The emotional pain of grief is normal – it’s something we will all experience at some stage. It can be a really difficult thing to go through, and it’s different for each of us.
There’s no right or wrong way to grieve – whatever you feel is OK. There are no rules and there’s no time limit.
You may grieve after:
- The death of someone you love
- Your parents split up
- Your pet dies
- A friendship ends
- Moving away from friends and family
- A traumatic experience
- A relationship breakup
- Finding out you can’t achieve a cherished dream
Grief comes with a lot of different feelings and can be an emotional roller-coaster ride of:
- Disbelief or confusion
- Anger and frustration
- A sense of longing
- Deep sadness
If your loved one or pet has died after a long illness, you might even feel relieved.
Grief can affect you:
- Emotionally – you may experience many intense and overwhelming feelings
- Physically – you may feel unwell or nauseous, tired, experience physical pain, or find it hard to sleep or eat
- Mentally – you may feel confused and find it hard to concentrate
- Socially – you may feel isolated or disconnected from others
- Spiritually – you might find yourself focusing more on the spiritual aspects of life
Coping with grief
Grief can be powerful, overwhelming, and hard to cope with. Even normal day-to-day activities like making breakfast, talking to people, and going to school can be really difficult.

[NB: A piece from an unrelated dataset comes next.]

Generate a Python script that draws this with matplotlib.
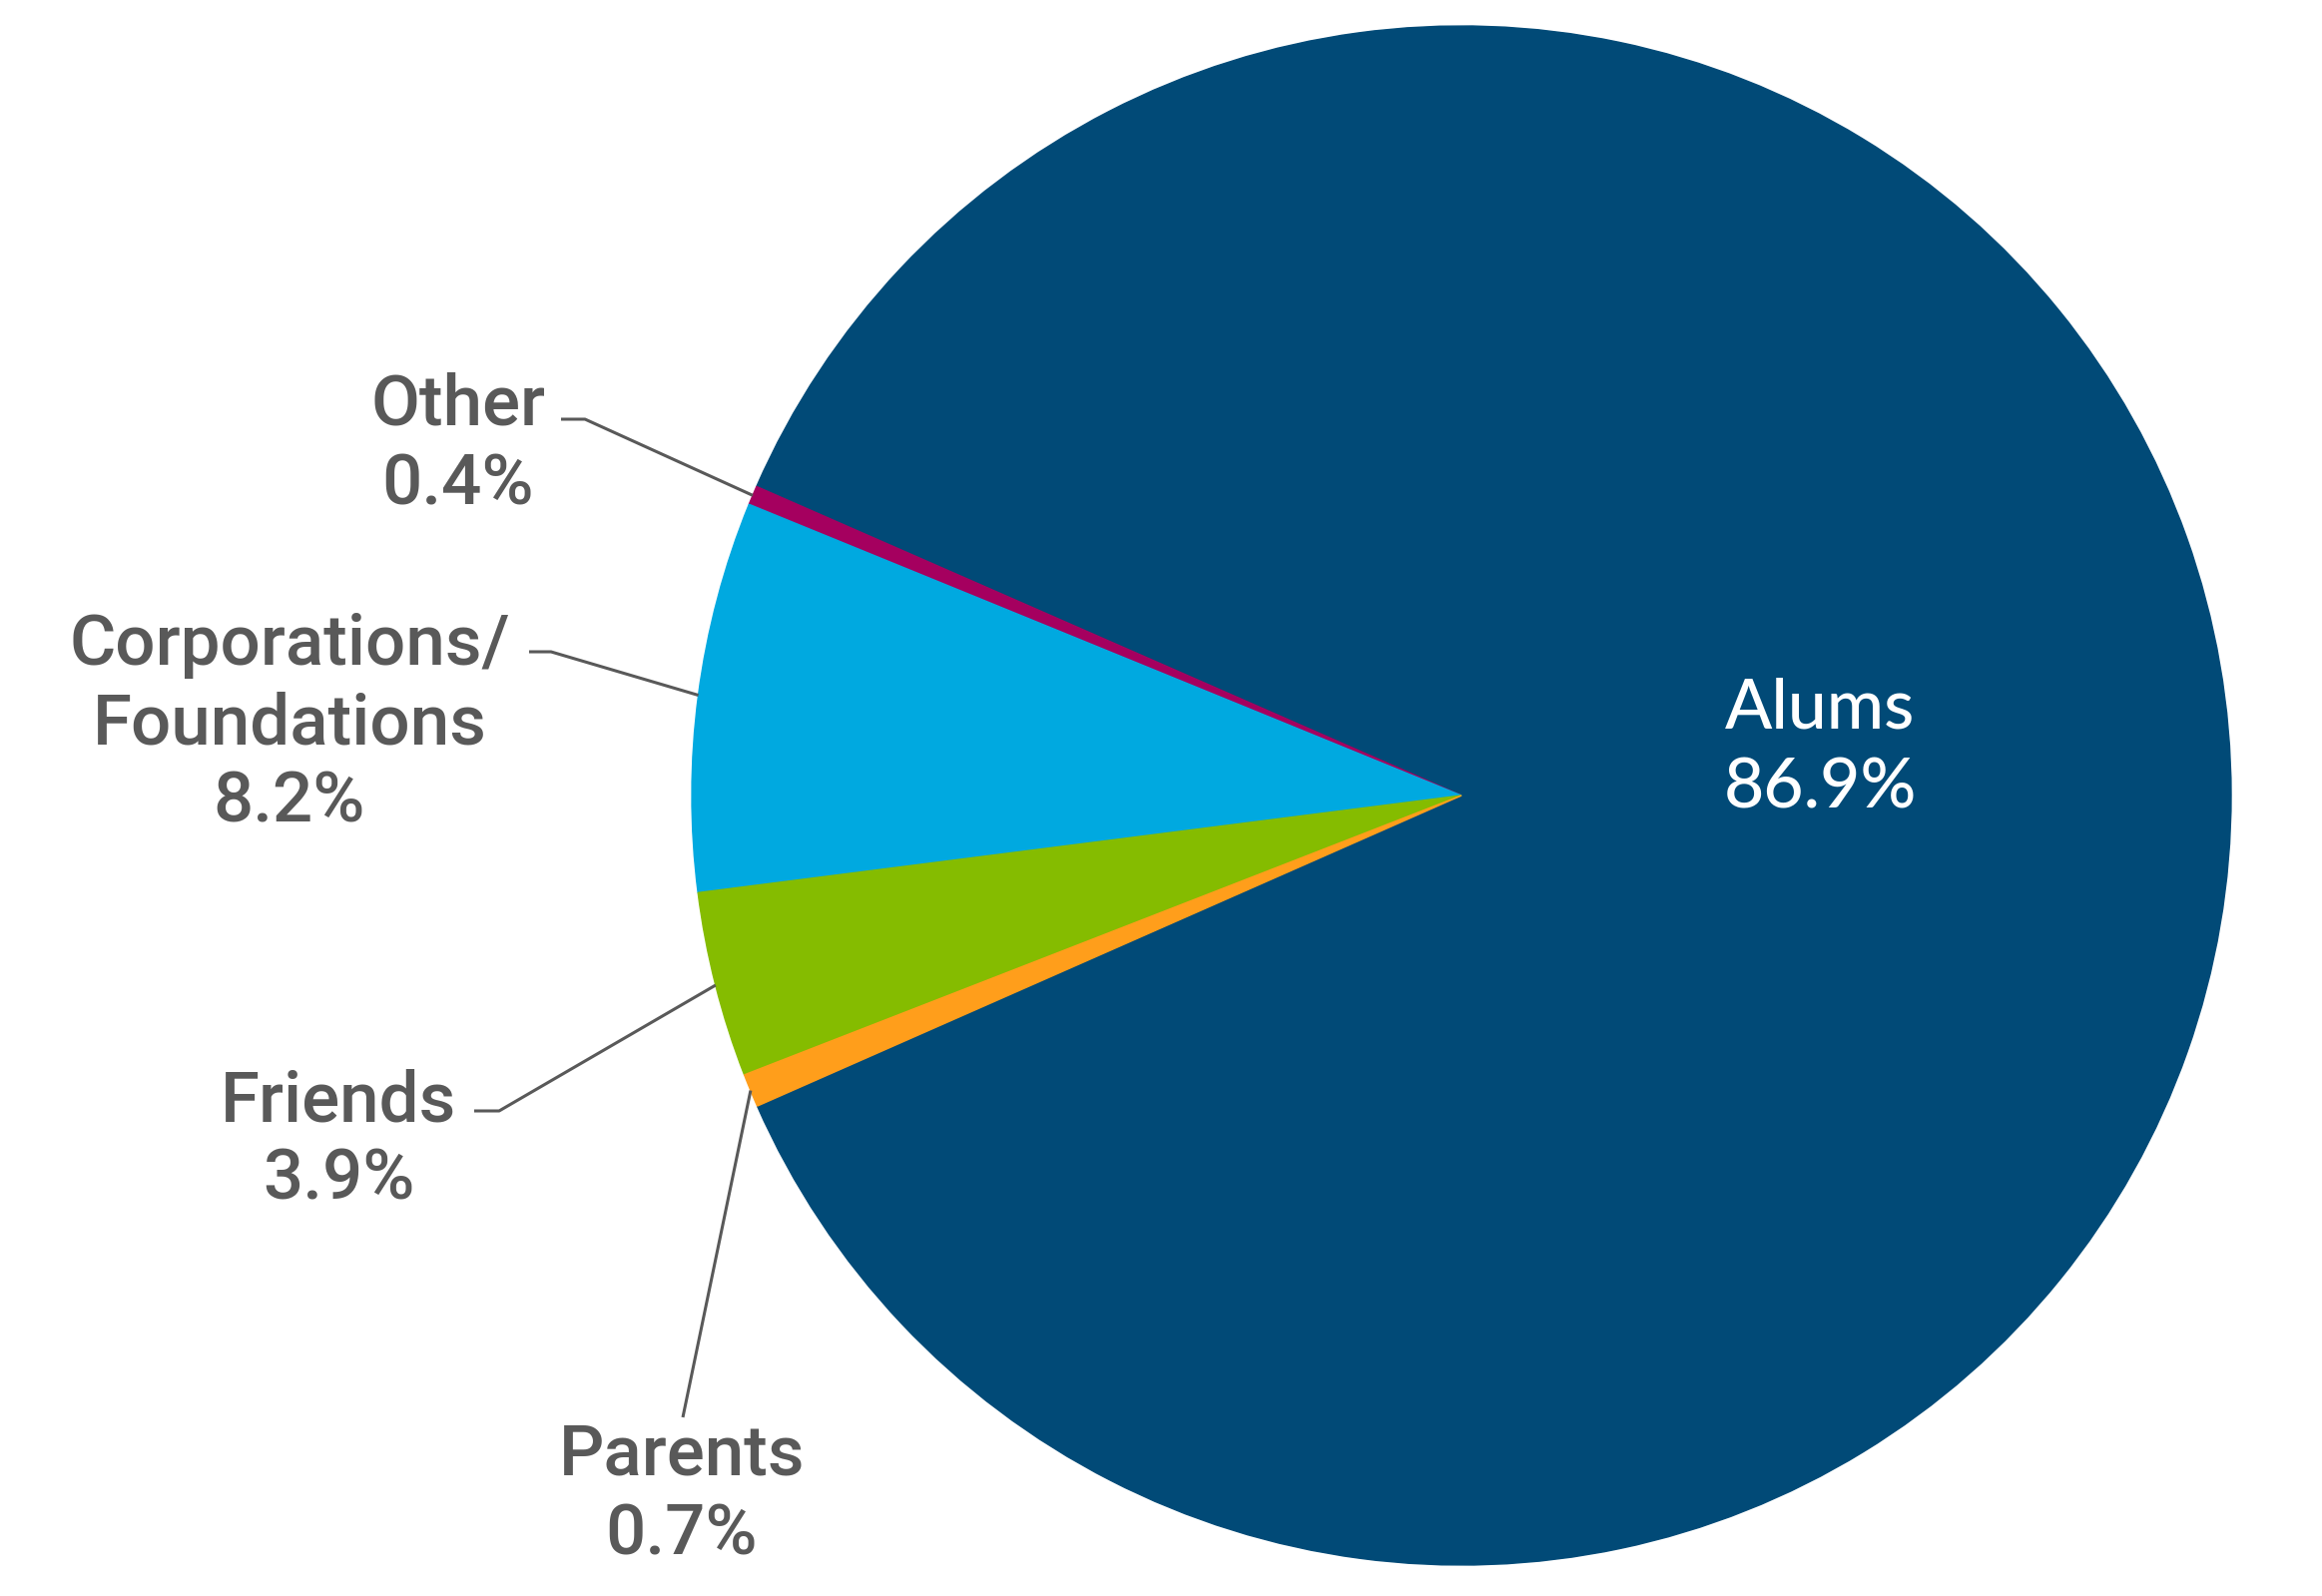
import numpy as np
import matplotlib
matplotlib.use("Agg")
import matplotlib.pyplot as plt

# data, counter-clockwise from the bottom-left
labels = ["Alums", "Other", "Corporations/\nFoundations", "Friends", "Parents"]
values = [86.9, 0.4, 8.2, 3.9, 0.7]
colors = ["#014A77", "#A5005F", "#00A9E0", "#85BC00", "#FF9E1B"]

W, H = 2326, 1599
gray = "#595959"

fig = plt.figure(figsize=(W / 100, H / 100), dpi=100)
ax = fig.add_axes([0, 0, 1, 1])

cx, cy, R = 1464, H - 797, 771
wedges, _ = ax.pie(values, colors=colors, startangle=203.8, counterclock=True,
                   center=(cx, cy), radius=R, wedgeprops=dict(linewidth=1))
for w in wedges:
    w.set_edgecolor(w.get_facecolor())
ax.set_xlim(0, W)
ax.set_ylim(0, H)
ax.set_aspect("auto")
ax.axis("off")

# label anchors (center x, first baseline y from top), elbow of leader line
pos = {
    "Other": (459, 426, (562, 586, 420)),
    "Corporations/\nFoundations": (290, 666, (530, 552, 653)),
    "Friends": (339, 1123, (475, 500, 1113)),
    "Parents": (683, 1478, None),
}
step = 79

for w, lab, val in zip(wedges, labels, values):
    lines = lab.split("\n") + [f"{val}%"]
    if lab == "Alums":
        for i, s in enumerate(lines):
            ax.text(1823, H - (730 + i * step), s, ha="center", va="baseline",
                    fontsize=50, fontweight="medium", color="white",
                    family=["Lato", "DejaVu Sans"])
        continue
    x, y, elbow = pos[lab]
    for i, s in enumerate(lines):
        ax.text(x, H - (y + i * step), s, ha="center", va="baseline",
                fontsize=51, fontweight="medium", color=gray,
                family=["Roboto", "DejaVu Sans"])
    mid = np.deg2rad((w.theta1 + w.theta2) / 2)
    ex, ey = cx + R * np.cos(mid), cy + R * np.sin(mid)
    if elbow is None:
        ax.plot([684, ex], [H - 1420, ey], color=gray, lw=2.2, solid_capstyle="butt")
    else:
        x0, x1, yy = elbow
        ax.plot([x0, x1, ex], [H - yy, H - yy, ey], color=gray, lw=2.2,
                solid_capstyle="butt")

fig.savefig("out.png", dpi=100)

Some people need time out from their normal routine. Others find comfort in sticking to their usual timetable. Whatever you feel is OK – no one can tell you how to deal with your grief.

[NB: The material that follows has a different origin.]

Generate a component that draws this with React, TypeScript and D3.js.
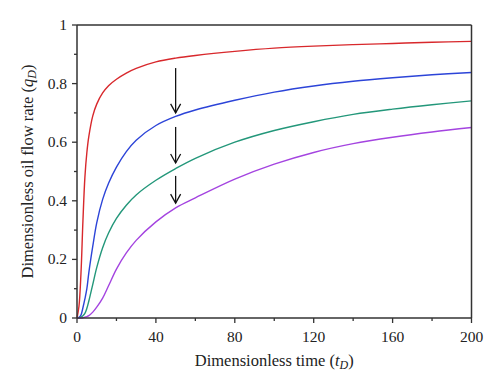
import React from "react";
import * as d3 from "d3";

const tValues = [0, 1, 2, 3, 4, 5, 6, 8, 10, 13, 16, 20, 25, 30, 40, 50, 60, 80, 100, 120, 140, 160, 180, 200];
const redSeries = [0, 0.04, 0.15, 0.33, 0.48, 0.565, 0.62, 0.69, 0.73, 0.768, 0.793, 0.815, 0.836, 0.852, 0.874, 0.887, 0.896, 0.91, 0.921, 0.928, 0.933, 0.937, 0.941, 0.944];
const blueSeries = [0, 0.002, 0.01, 0.035, 0.065, 0.1, 0.155, 0.245, 0.325, 0.405, 0.46, 0.515, 0.568, 0.607, 0.657, 0.688, 0.71, 0.743, 0.771, 0.792, 0.808, 0.82, 0.83, 0.838];
const greenSeries = [0, 0, 0.003, 0.008, 0.016, 0.033, 0.058, 0.115, 0.172, 0.24, 0.29, 0.34, 0.385, 0.42, 0.47, 0.51, 0.545, 0.6, 0.64, 0.67, 0.695, 0.713, 0.728, 0.741];
const purpleSeries = [0, 0, 0, 0.001, 0.003, 0.005, 0.008, 0.02, 0.037, 0.068, 0.11, 0.167, 0.222, 0.265, 0.328, 0.376, 0.41, 0.474, 0.525, 0.565, 0.595, 0.617, 0.635, 0.65];
const seriesColors = ["#d8282c", "#2c44d8", "#23977a", "#a444e0"];
const xTicks = [0, 40, 80, 120, 160, 200];
const xMinor = [20, 60, 100, 140, 180];
const yTicks = [0, 0.2, 0.4, 0.6, 0.8, 1];
const yTickLabels = ["0", "0.2", "0.4", "0.6", "0.8", "1"];
const yMinor = [0.1, 0.3, 0.5, 0.7, 0.9];
// arrows at t = 50: [from q, to q]
const arrowT = 50;
const arrowFrom = [0.853, 0.652, 0.485];
const arrowTo = [0.7, 0.529, 0.392];

export default function App() {
  const W = 500, H = 388;
  const left = 77, right = 471.5, top = 25, bottom = 318;
  const x = d3.scaleLinear().domain([0, 200]).range([left, right]);
  const y = d3.scaleLinear().domain([0, 1]).range([bottom, top]);
  const all = [redSeries, blueSeries, greenSeries, purpleSeries];
  const line = d3
    .line<number>()
    .x((_, i) => x(tValues[i]))
    .y((d) => y(d))
    .curve(d3.curveCatmullRom.alpha(0.5));
  const font = "'Liberation Serif', 'Times New Roman', serif";
  const axisColor = "#333";
  return (
    <svg width={W} height={H} style={{ position: "absolute", left: 0, top: 0, background: "#fff" }}>
      <rect x={0} y={0} width={W} height={H} fill="#fff" />
      {all.map((s, k) => (
        <path key={k} d={line(s) || ""} fill="none" stroke={seriesColors[k]} strokeWidth={1.4} />
      ))}
      {/* frame */}
      <line x1={left} x2={right} y1={top} y2={top} stroke={axisColor} strokeWidth={1.5} />
      <line x1={right} x2={right} y1={top} y2={bottom} stroke={axisColor} strokeWidth={1.5} />
      <line x1={left} x2={right} y1={bottom} y2={bottom} stroke={axisColor} strokeWidth={1.5} />
      <line x1={left} x2={left} y1={top} y2={bottom} stroke={axisColor} strokeWidth={1.5} />
      {xTicks.map((t) => (
        <g key={"xt" + t}>
          <line x1={x(t)} x2={x(t)} y1={bottom} y2={bottom + 5} stroke={axisColor} strokeWidth={1.3} />
          <text x={x(t)} y={bottom + 24} textAnchor="middle" fontFamily={font} fontSize={15.5} fill="#222">
            {t}
          </text>
        </g>
      ))}
      {xMinor.map((t) => (
        <line key={"xm" + t} x1={x(t)} x2={x(t)} y1={bottom} y2={bottom + 3} stroke={axisColor} strokeWidth={1.3} />
      ))}
      {yTicks.map((v, i) => (
        <g key={"yt" + v}>
          <line x1={left - 5} x2={left} y1={y(v)} y2={y(v)} stroke={axisColor} strokeWidth={1.3} />
          <text x={left - 10} y={y(v) + 5} textAnchor="end" fontFamily={font} fontSize={15.5} fill="#222">
            {yTickLabels[i]}
          </text>
        </g>
      ))}
      {yMinor.map((v) => (
        <line key={"ym" + v} x1={left - 3} x2={left} y1={y(v)} y2={y(v)} stroke={axisColor} strokeWidth={1.3} />
      ))}
      {arrowFrom.map((f, i) => {
        const ax = x(arrowT);
        const y1 = y(f);
        const y2 = y(arrowTo[i]);
        return (
          <g key={"ar" + i} stroke="#111" strokeWidth={1.3} fill="none">
            <line x1={ax} x2={ax} y1={y1} y2={y2} />
            <polyline points={`${ax - 5},${y2 - 9} ${ax},${y2} ${ax + 5},${y2 - 9}`} />
          </g>
        );
      })}
      <text x={(left + right) / 2} y={366} textAnchor="middle" fontFamily={font} fontSize={16.5} fill="#222">
        Dimensionless time (<tspan fontStyle="italic">t</tspan>
        <tspan fontStyle="italic" fontSize={12} dy={3}>D</tspan>
        <tspan dy={-3}>)</tspan>
      </text>
      <text
        transform={`translate(33, ${(top + bottom) / 2}) rotate(-90)`}
        textAnchor="middle"
        fontFamily={font}
        fontSize={16.5}
        fill="#222"
      >
        Dimensionless oil flow rate (<tspan fontStyle="italic">q</tspan>
        <tspan fontStyle="italic" fontSize={12} dy={3}>D</tspan>
        <tspan dy={-3}>)</tspan>
      </text>
    </svg>
  );
}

Here are some ideas to help you get through:
- Connect - spend time with friends and whānau, share your memories of the person who died and the things you’ll miss about them. It’s OK to cry, and it’s OK to laugh too.

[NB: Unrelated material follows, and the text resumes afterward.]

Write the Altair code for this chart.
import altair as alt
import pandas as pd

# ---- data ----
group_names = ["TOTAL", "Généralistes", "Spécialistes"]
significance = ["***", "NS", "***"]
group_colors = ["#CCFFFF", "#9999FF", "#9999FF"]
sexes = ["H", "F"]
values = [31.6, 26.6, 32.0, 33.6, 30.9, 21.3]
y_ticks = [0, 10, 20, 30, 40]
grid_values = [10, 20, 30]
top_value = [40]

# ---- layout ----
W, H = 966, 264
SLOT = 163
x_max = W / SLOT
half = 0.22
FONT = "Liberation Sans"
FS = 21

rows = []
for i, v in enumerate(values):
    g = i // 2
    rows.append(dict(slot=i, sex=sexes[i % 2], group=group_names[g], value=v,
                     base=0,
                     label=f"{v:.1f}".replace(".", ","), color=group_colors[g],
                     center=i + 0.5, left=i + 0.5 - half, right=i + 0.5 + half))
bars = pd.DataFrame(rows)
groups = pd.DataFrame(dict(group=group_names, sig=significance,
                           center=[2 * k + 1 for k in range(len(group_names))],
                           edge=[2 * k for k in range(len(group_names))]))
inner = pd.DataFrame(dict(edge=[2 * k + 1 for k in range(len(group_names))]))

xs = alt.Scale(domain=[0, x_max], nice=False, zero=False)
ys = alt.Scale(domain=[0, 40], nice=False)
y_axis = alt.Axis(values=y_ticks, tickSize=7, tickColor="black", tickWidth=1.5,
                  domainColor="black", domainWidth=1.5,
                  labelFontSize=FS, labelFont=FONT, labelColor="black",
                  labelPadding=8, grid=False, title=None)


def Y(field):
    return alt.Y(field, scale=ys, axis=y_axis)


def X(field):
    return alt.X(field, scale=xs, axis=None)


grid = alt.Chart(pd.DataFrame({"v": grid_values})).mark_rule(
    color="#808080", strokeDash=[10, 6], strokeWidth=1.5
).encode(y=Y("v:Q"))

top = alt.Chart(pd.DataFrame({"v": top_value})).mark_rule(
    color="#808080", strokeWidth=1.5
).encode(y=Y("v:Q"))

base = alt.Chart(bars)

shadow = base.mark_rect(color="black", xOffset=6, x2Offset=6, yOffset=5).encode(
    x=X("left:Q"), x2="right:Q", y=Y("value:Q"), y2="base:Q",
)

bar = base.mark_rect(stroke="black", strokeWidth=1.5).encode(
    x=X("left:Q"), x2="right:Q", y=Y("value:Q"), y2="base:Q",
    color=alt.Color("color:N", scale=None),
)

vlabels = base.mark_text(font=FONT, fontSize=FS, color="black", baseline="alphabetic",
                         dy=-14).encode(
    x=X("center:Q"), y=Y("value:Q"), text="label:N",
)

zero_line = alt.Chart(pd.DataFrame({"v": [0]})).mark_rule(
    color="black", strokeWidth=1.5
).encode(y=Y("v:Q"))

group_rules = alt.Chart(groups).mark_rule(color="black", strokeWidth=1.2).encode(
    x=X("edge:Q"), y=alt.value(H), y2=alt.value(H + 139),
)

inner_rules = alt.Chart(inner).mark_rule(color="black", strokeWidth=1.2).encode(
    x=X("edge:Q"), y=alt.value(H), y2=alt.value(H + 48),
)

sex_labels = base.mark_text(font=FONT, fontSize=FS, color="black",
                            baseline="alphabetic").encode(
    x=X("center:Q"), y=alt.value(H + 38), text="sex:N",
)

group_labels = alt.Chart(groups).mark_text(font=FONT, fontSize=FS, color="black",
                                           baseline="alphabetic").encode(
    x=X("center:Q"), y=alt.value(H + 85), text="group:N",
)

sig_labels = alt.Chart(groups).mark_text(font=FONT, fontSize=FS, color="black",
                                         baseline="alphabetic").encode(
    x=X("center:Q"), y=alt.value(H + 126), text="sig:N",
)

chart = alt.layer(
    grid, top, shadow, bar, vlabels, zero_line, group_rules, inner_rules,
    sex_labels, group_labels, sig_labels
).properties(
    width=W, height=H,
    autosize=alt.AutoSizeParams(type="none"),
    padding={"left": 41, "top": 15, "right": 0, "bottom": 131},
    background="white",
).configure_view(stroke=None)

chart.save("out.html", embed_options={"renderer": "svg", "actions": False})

- Talk – it’s important you talk to other people about your feelings and what you’re going through. This way you let people know what you need and they can support you. Remember, you can always call us at 0800 Whats Up – we’re here to help
- Ask for help: - if you’re not coping well at school, ask for help – you might need a break, extensions for assignments, or counselling.
- Be creative - find other ways to let your feelings out. Some people like to write a journal or blog, others may draw or paint, sing, dance or play or listen to music. Activities like these may also help you relax during a stressful and emotional time.
- Get outdoors - fresh air and sunshine often help us feel better, so go for a walk, ride your bike, go to the beach, visit the gardens. This is especially good if you’re feeling irritated and need time to cool off.
- Be healthy - it’s easy to forget to look after yourself when you’re feeling miserable. Get some exercise, eat good food and make sure you get enough sleep.
- Be kind to yourself - it takes time to get through grief. Sometimes it takes a long time to accept how things are now – but the person you lost will always have a special place in your heart. Do things that make you feel better, and don’t put pressure on yourself to ‘get over it’.
Grief takes time
Grieving is hard and it can take a long time before you come right. There will be good days and bad days along the way. Some feelings of sadness might never go away, but you’ll learn to live with them. Remember, there’s no time limit on grief and no right or wrong way to get through it.
Supporting a grieving friend
When other people are grieving, we can feel quite awkward – it’s hard to know what to do or say, especially because we don’t want to make them feel worse than they already do. But, there are ways you can help:
- Express concern – “I’m really sorry this happened”, “It really sucks that your ___ died”
- Ask your friend how they’re feeling and listen carefully to the answer. Remember, everyone experiences grief differently, so don’t assume you know what they need or how they’re feeling.
- If you feel uncomfortable, that’s OK. You could say, “I’m not sure what to say, but I want you to know that I’m here for you”.
- Let your friend talk about the person or pet that has died, but also understand if they don’t want to talk right now
- Offer practical help – you could ask your friend if there’s anything you can do to make life easier for them
- Hugs – a hug can be a big help too!